What you should do = From the listing below, output the lines between the one with "Write the Apache ECharts code for this chart." and the one with "0.631, 0.629, 0.633];", including those two, and nothing else. Pictures are not copied.

Task input =
........

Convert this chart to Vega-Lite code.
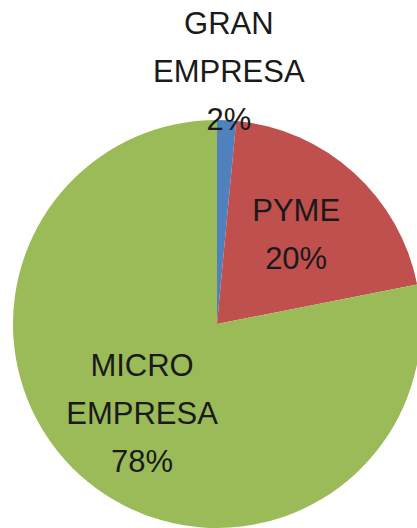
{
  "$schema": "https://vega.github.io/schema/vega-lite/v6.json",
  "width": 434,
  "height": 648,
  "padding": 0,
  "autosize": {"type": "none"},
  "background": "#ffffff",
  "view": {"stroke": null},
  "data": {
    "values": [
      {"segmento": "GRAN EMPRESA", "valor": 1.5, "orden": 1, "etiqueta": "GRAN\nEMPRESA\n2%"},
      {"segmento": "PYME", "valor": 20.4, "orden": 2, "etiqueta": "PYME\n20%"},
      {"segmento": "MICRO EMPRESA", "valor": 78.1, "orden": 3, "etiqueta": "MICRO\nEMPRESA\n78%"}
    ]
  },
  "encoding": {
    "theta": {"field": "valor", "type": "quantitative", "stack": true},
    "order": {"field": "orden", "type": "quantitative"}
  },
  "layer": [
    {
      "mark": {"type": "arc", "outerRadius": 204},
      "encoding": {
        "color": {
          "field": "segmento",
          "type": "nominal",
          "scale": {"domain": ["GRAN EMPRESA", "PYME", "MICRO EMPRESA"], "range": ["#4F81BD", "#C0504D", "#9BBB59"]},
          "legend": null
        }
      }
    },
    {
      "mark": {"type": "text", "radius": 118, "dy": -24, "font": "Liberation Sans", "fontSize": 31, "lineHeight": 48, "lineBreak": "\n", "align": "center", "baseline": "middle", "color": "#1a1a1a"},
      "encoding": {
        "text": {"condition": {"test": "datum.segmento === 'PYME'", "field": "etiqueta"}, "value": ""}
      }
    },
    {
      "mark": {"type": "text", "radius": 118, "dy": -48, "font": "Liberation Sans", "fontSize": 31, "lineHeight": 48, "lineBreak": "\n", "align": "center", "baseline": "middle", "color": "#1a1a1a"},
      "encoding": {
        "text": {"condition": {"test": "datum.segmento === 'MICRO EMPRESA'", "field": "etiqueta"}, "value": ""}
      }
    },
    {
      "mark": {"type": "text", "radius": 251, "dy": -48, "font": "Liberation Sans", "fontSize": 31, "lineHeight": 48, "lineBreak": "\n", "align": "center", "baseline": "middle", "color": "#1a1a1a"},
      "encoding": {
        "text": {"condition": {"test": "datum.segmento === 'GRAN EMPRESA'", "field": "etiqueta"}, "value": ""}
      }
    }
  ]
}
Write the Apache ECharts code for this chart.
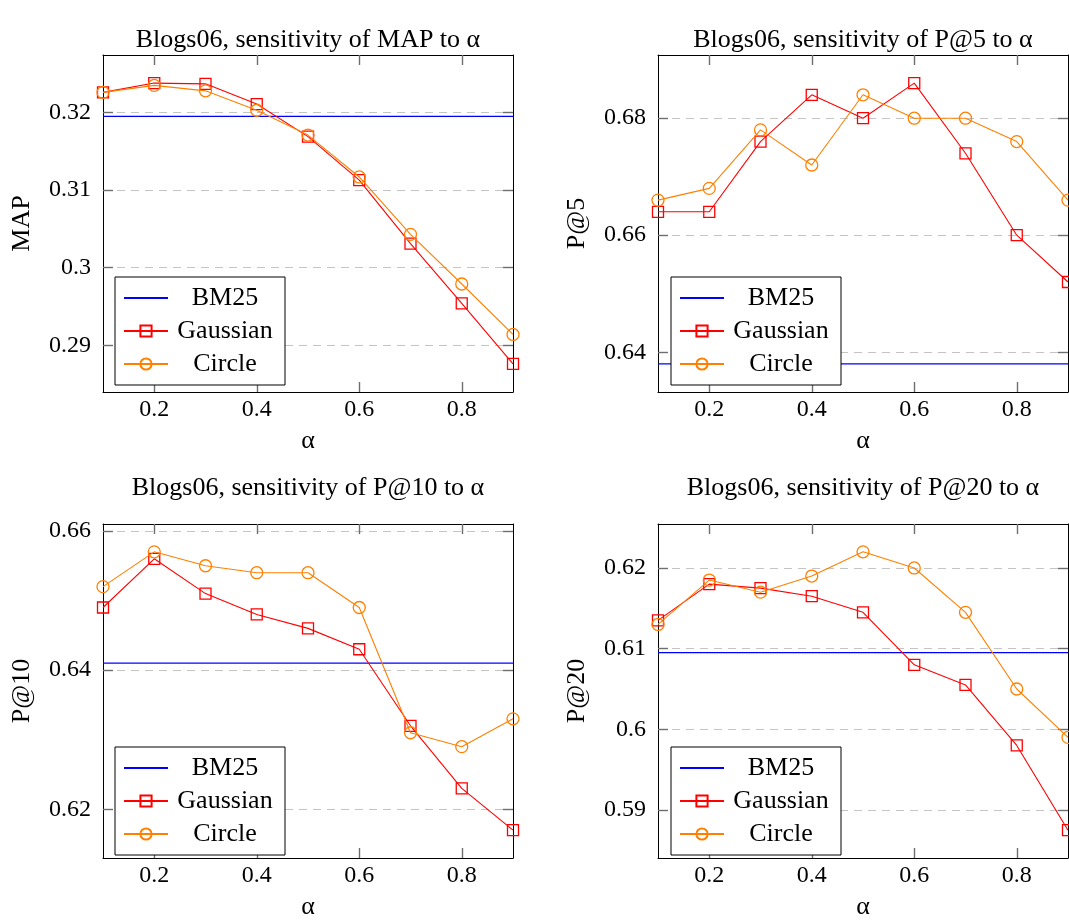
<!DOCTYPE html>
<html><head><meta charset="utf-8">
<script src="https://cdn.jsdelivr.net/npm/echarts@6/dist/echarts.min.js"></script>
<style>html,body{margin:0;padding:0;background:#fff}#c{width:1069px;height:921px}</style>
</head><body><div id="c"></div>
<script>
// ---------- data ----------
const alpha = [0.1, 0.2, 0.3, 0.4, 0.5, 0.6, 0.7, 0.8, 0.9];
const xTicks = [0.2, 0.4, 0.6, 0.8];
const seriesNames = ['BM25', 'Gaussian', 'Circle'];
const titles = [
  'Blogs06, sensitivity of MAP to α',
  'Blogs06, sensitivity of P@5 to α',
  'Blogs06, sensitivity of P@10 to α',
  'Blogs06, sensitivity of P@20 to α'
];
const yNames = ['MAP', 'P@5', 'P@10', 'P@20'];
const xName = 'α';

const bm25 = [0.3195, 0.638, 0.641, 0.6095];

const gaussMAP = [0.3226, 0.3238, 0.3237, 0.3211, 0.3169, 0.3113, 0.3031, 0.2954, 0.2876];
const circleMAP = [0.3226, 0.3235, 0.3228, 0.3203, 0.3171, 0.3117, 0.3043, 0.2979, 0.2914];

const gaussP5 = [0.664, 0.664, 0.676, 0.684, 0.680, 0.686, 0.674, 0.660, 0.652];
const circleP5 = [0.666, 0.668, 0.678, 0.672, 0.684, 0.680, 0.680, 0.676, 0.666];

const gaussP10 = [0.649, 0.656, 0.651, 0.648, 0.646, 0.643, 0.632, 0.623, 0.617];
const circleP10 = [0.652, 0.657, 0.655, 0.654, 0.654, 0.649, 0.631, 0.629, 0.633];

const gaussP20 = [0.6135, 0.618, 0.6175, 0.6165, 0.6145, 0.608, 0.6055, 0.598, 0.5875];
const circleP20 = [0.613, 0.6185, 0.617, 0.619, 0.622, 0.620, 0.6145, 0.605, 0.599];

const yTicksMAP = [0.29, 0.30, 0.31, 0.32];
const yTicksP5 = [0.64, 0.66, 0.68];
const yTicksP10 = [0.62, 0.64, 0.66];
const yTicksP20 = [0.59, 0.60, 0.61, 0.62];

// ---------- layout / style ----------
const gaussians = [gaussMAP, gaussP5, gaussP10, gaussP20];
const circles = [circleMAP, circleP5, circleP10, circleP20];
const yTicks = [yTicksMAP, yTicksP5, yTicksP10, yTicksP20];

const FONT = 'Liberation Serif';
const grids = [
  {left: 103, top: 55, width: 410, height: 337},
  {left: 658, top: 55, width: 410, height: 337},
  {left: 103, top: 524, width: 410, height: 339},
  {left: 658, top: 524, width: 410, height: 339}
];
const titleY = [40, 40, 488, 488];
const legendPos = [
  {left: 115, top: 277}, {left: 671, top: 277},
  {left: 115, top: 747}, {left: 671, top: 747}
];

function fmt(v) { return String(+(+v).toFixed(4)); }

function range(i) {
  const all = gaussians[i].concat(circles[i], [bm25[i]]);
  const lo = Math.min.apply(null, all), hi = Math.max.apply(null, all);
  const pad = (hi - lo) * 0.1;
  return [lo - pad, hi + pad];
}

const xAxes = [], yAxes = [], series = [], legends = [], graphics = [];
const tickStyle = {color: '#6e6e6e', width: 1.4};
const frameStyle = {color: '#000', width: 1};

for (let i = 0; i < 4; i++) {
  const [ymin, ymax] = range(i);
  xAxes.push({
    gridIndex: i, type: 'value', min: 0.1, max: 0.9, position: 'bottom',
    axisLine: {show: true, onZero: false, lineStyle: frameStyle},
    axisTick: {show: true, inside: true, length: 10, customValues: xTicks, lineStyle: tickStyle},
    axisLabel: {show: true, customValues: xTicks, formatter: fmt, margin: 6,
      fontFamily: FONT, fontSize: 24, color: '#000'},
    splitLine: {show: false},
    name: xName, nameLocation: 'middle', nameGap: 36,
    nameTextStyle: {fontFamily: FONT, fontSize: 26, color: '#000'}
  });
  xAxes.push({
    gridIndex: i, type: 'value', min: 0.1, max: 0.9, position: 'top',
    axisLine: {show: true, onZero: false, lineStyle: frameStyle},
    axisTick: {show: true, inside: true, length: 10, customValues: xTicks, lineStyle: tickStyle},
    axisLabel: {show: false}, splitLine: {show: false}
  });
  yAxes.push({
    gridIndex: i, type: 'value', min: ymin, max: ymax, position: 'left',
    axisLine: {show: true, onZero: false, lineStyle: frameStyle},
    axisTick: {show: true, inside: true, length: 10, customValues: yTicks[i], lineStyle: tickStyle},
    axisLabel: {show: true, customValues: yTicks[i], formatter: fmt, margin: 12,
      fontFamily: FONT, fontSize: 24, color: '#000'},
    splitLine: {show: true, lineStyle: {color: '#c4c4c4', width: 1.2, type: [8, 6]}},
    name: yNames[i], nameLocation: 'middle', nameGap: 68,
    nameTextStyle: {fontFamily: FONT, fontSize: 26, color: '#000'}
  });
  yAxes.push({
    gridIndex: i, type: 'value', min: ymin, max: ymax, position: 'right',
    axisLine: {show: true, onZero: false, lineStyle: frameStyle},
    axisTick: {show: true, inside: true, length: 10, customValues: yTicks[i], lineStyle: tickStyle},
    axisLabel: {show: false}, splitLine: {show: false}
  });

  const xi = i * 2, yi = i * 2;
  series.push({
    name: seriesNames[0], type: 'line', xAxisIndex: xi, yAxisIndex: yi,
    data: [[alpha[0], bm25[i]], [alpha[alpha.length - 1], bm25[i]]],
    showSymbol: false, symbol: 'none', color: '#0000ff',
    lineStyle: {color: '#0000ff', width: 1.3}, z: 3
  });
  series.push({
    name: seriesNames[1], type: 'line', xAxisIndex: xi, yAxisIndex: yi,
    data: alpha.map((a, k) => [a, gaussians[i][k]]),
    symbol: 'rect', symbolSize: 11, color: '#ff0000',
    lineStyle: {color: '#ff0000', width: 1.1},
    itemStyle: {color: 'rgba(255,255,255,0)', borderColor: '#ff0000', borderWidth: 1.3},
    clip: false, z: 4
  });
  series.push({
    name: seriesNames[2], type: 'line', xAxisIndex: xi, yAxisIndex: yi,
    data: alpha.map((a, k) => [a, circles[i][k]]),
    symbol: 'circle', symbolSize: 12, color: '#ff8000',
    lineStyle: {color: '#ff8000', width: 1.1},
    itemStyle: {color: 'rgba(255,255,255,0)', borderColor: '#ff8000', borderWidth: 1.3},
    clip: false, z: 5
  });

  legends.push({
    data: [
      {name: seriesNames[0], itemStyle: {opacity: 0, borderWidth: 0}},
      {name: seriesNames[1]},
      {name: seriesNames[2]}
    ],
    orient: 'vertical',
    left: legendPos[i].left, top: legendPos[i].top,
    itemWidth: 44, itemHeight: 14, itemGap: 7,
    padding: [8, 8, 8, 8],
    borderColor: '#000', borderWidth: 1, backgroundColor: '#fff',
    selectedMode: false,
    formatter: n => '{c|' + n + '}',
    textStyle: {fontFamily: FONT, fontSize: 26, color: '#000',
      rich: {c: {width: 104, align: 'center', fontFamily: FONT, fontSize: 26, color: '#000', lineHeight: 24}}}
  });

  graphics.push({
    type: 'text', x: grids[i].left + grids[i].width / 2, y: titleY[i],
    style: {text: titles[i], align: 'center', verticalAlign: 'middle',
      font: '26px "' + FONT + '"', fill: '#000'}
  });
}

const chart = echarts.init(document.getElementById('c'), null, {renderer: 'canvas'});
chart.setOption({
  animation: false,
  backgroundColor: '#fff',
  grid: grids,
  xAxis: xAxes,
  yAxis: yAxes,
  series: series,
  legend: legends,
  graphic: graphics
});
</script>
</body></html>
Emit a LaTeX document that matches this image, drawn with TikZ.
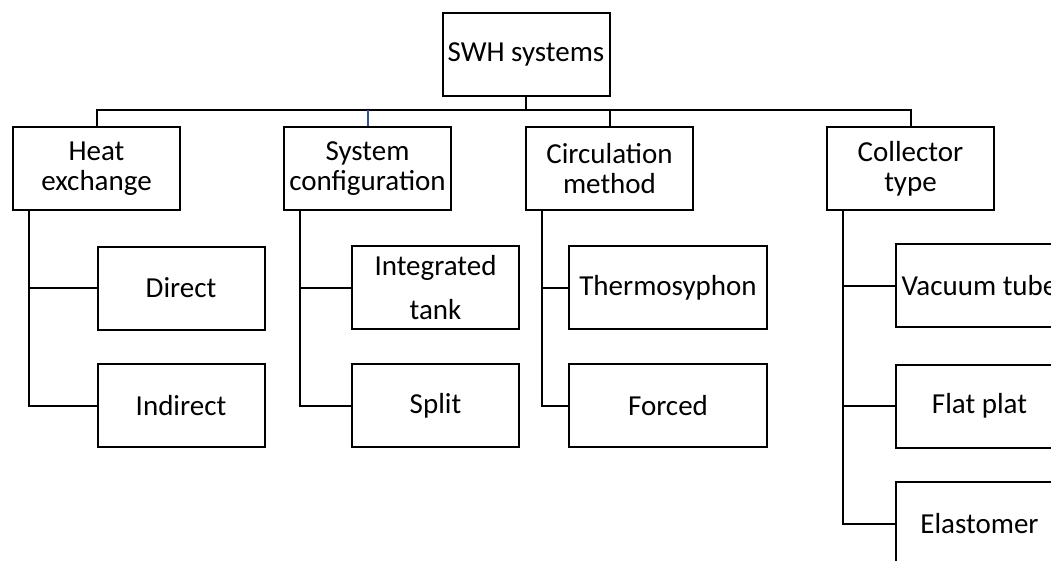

........

Answer to this task =
Write the Apache ECharts code for this chart.
<!DOCTYPE html>
<html><head><meta charset="utf-8">
<script src="https://cdn.jsdelivr.net/npm/echarts@6/dist/echarts.min.js"></script>
<style>html,body{margin:0;padding:0;background:#fff}#c{width:1069px;height:921px}</style>
</head><body><div id="c"></div>
<script>
// ---------- data ----------
const alpha = [0.1, 0.2, 0.3, 0.4, 0.5, 0.6, 0.7, 0.8, 0.9];
const xTicks = [0.2, 0.4, 0.6, 0.8];
const seriesNames = ['BM25', 'Gaussian', 'Circle'];
const titles = [
  'Blogs06, sensitivity of MAP to α',
  'Blogs06, sensitivity of P@5 to α',
  'Blogs06, sensitivity of P@10 to α',
  'Blogs06, sensitivity of P@20 to α'
];
const yNames = ['MAP', 'P@5', 'P@10', 'P@20'];
const xName = 'α';

const bm25 = [0.3195, 0.638, 0.641, 0.6095];

const gaussMAP = [0.3226, 0.3238, 0.3237, 0.3211, 0.3169, 0.3113, 0.3031, 0.2954, 0.2876];
const circleMAP = [0.3226, 0.3235, 0.3228, 0.3203, 0.3171, 0.3117, 0.3043, 0.2979, 0.2914];

const gaussP5 = [0.664, 0.664, 0.676, 0.684, 0.680, 0.686, 0.674, 0.660, 0.652];
const circleP5 = [0.666, 0.668, 0.678, 0.672, 0.684, 0.680, 0.680, 0.676, 0.666];

const gaussP10 = [0.649, 0.656, 0.651, 0.648, 0.646, 0.643, 0.632, 0.623, 0.617];
const circleP10 = [0.652, 0.657, 0.655, 0.654, 0.654, 0.649, 0.631, 0.629, 0.633];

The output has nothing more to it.